I run nerdyelectronics.com, a tech blog. Every time I published a batch of posts or changed my site structure, I'd go through the same painful cycle:

Make changes
Wait for Google Search Console to recrawl (days)
Discover broken links and issues... days later
Fix them
Wait again

I tried the usual tools. Screaming Frog is powerful but feels like enterprise software for a simple job. SaaS crawlers charge per page or per scan. I just wanted to know: what's broken on my site right now?

So I built CrawlyCat.

What it does

CrawlyCat crawls your website and reports:

HTTP 4xx/5xx errors
Redirect chains
Missing or bad <title> and meta descriptions
Missing or duplicate <h1> tags
Internal broken links
External link inventory

Nothing revolutionary — but it runs locally, has no limits, and takes about 30 seconds to set up.

The architecture

Two crawling modes:

Browser mode (default): Uses Playwright with headless Chromium. This handles JavaScript-rendered pages and even bypasses Cloudflare challenges using playwright-stealth. Slower, but necessary for modern sites.

Fast mode: Uses httpx for raw HTTP requests. About 10x faster, great for static sites or blogs. No JS rendering.

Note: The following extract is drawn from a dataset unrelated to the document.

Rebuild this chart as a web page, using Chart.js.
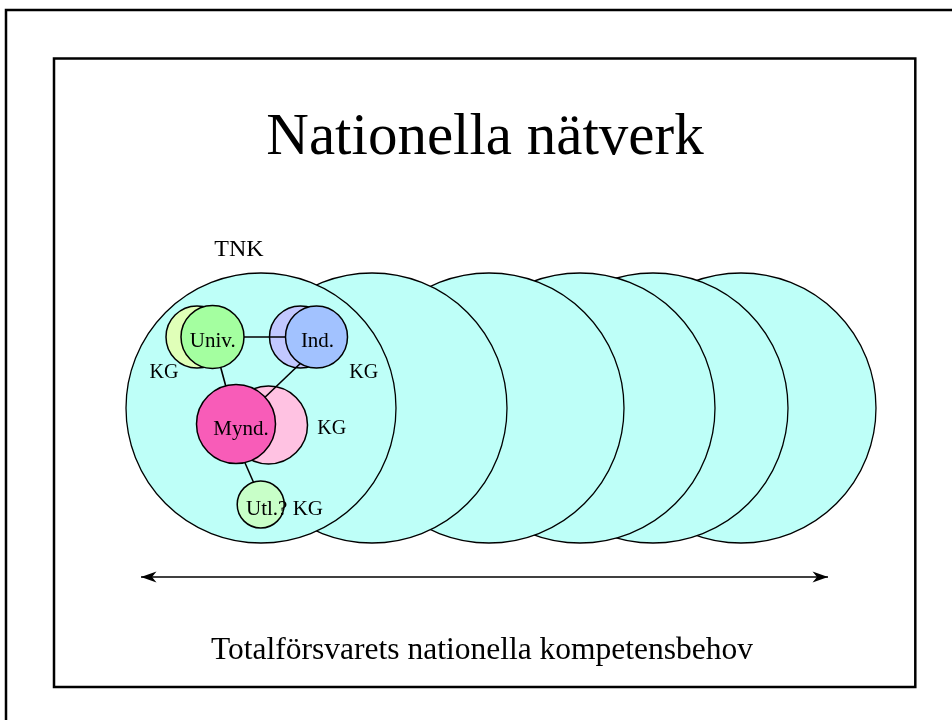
<!DOCTYPE html>
<html><head><meta charset="utf-8">
<script src="https://cdn.jsdelivr.net/npm/chart.js@4/dist/chart.umd.min.js"></script>
<style>html,body{margin:0;padding:0;background:#fff}canvas{display:block}</style>
</head><body>
<canvas id="c" width="952" height="720"></canvas>
<script>
// ---- Data (diagram coordinates, 1 unit = 1 px of a 952x720 slide) ----
// Large TNK competence circles, left to right
const tnkX = [261, 372, 489, 580, 653, 741];
const tnkY = [408, 408, 408, 408, 408, 408];
const tnkR = [135, 135, 135, 135, 135, 135];

// Competence-group circles behind the actors
const backNames = ['Univ. KG', 'Ind. KG', 'Mynd. KG'];
const backX = [197, 300.5, 268.5];
const backY = [337, 337, 425];
const backR = [31, 31, 39];

// Actor circles in front
const frontNames = ['Univ.', 'Ind.', 'Mynd.', 'Utl.?'];
const frontX = [212.5, 316.5, 236, 260.7];
const frontY = [337, 337, 424, 504.5];
const frontR = [31.5, 31, 39.5, 23.5];

// Links between actors
const linkFromX = [212.5, 212.5, 328, 228];
const linkFromY = [337, 337, 337, 424];
const linkToX = [316.5, 236, 237, 263];
const linkToY = [337, 424, 424, 504];

// Double arrow
const arrowX = [141, 828];
const arrowY = [577, 577];

// Text labels
const labelTexts = ['Nationella nätverk', 'TNK', 'Univ.', 'Ind.', 'Mynd.', 'KG', 'KG', 'KG', 'Utl.? KG', 'Totalförsvarets nationella kompetensbehov'];
const labelX = [485, 239, 212.7, 317.5, 241, 164, 363.7, 331.7, 246, 482];
const labelY = [154, 256, 347, 347, 435, 378, 378, 434, 515, 659];
const labelSize = [59, 24, 21, 21, 21, 20, 20, 20, 21, 31.5];
const labelAlign = ['center', 'center', 'center', 'center', 'center', 'center', 'center', 'center', 'left', 'center'];

// ---- Styles ----
const tnkColor = '#BEFFF8';
const backColors = ['#E0FFB8', '#C2C8FF', '#FFC2E2'];
const frontColors = ['#A4FFA0', '#A2C2FF', '#F85CB8', '#C8FFC8'];
const FONT = '"Liberation Serif", "Times New Roman", serif';

const pts = (xs, ys, rs) => xs.map((x, i) => ({x, y: ys[i], r: rs ? rs[i] : 0}));
const tnkPts = pts(tnkX, tnkY, tnkR).reverse(); // leftmost drawn last (on top)

const linkSets = linkFromX.map((x, i) => ({
  type: 'scatter', showLine: true, order: 3,
  data: [{x, y: linkFromY[i]}, {x: linkToX[i], y: linkToY[i]}],
  borderColor: '#000', borderWidth: 1.6, pointRadius: 0
}));

const decor = {
  id: 'decor',
  beforeDatasetsDraw(chart) {
    const {ctx, scales: {x, y}} = chart;
    ctx.save();
    ctx.strokeStyle = '#000';
    ctx.lineWidth = 2.5;
    // outer slide frame (runs off the right and bottom)
    ctx.strokeRect(x.getPixelForValue(6), y.getPixelForValue(10), 1000, 1000);
    // inner frame
    const l = x.getPixelForValue(54), t = y.getPixelForValue(58.5);
    ctx.strokeRect(l, t, x.getPixelForValue(915.3) - l, y.getPixelForValue(687) - t);
    ctx.restore();
  },
  afterDatasetsDraw(chart) {
    const {ctx, scales: {x, y}} = chart;
    ctx.save();
    // arrowheads
    ctx.fillStyle = '#000';
    for (let i = 0; i < 2; i++) {
      const px = x.getPixelForValue(arrowX[i]), py = y.getPixelForValue(arrowY[i]);
      const dir = i === 0 ? 1 : -1;
      ctx.beginPath();
      ctx.moveTo(px, py);
      ctx.lineTo(px + dir * 15.5, py - 5.5);
      ctx.lineTo(px + dir * 11, py);
      ctx.lineTo(px + dir * 15.5, py + 5.5);
      ctx.closePath();
      ctx.fill();
    }
    // labels
    ctx.fillStyle = '#000';
    ctx.textBaseline = 'alphabetic';
    labelTexts.forEach((txt, i) => {
      ctx.font = labelSize[i] + 'px ' + FONT;
      ctx.textAlign = labelAlign[i];
      ctx.fillText(txt, x.getPixelForValue(labelX[i]), y.getPixelForValue(labelY[i]));
    });
    ctx.restore();
  }
};

new Chart(document.getElementById('c'), {
  type: 'bubble',
  data: {
    datasets: [
      {type: 'bubble', label: 'TNK', order: 5, data: tnkPts, clip: false,
       backgroundColor: tnkColor, borderColor: '#000', borderWidth: 1.3},
      {type: 'bubble', label: 'KG', order: 4, data: pts(backX, backY, backR), clip: false,
       backgroundColor: backColors, borderColor: '#000', borderWidth: 1.5},
      ...linkSets,
      {type: 'bubble', label: 'Aktörer', order: 2, data: pts(frontX, frontY, frontR), clip: false,
       backgroundColor: frontColors, borderColor: '#000', borderWidth: 1.5},
      {type: 'scatter', showLine: true, label: 'Kompetensbehov', order: 1,
       data: pts(arrowX, arrowY), borderColor: '#000', borderWidth: 1.5, pointRadius: 0}
    ]
  },
  options: {
    responsive: false,
    animation: false,
    events: [],
    devicePixelRatio: 1,
    layout: {padding: 0, autoPadding: false},
    scales: {
      x: {type: 'linear', min: 0, max: 952, display: false},
      y: {type: 'linear', min: 0, max: 720, reverse: true, display: false}
    },
    plugins: {legend: {display: false}, tooltip: {enabled: false}, title: {display: false}}
  },
  plugins: [decor]
});
</script>
</body></html>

Both modes use BeautifulSoup for HTML parsing, share the same issue-detection logic, and respect robots.txt automatically.

Three interfaces

This is where CrawlyCat gets interesting. Most crawlers give you one interface. CrawlyCat has three:

CLI — for scripting, CI pipelines, and cron jobs:

python -m crawler --url https://example.com --max-pages 200 --html-out report.html

GUI — tkinter desktop app with live progress and status tabs:

Web UI — Flask app with Server-Sent Events for real-time updates:

The Web UI is my favorite. It shows a live crawl log, tabbed status views (by HTTP code, by issue type), and a summary panel. No npm, no node — just Flask serving a single HTML template.

Tradeoffs I made

Browser mode vs. Fast mode: I could have forced everything through Playwright, but that's 10x slower. For a static blog, httpx is plenty. For a React SPA behind Cloudflare, you need the browser. So I kept both and let the user choose.

No sitemap seeding (yet): Right now CrawlyCat discovers pages by following links from the start URL. Sitemap support is on the roadmap.

robots.txt is always respected: You can't disable this. If a page is disallowed, it's skipped. I didn't want to build a tool that encourages ignoring robots.txt.

Local only: No cloud, no accounts, no telemetry. Your crawl data stays on your machine.

Results on my own site

I ran CrawlyCat against nerdyelectronics.com and found:

Broken internal links from old posts that referenced moved pages
Redirect chains from HTTP → HTTPS → www → non-www
Pages missing meta descriptions
A few posts with duplicate H1 tags

All things I wouldn't have caught until Search Console flagged them days later.

Try it

git clone https://github.com/bhageria/crawlycat.git
cd crawlycat
pip install -r requirements.txt
python -m playwright install chromium
python -m crawler web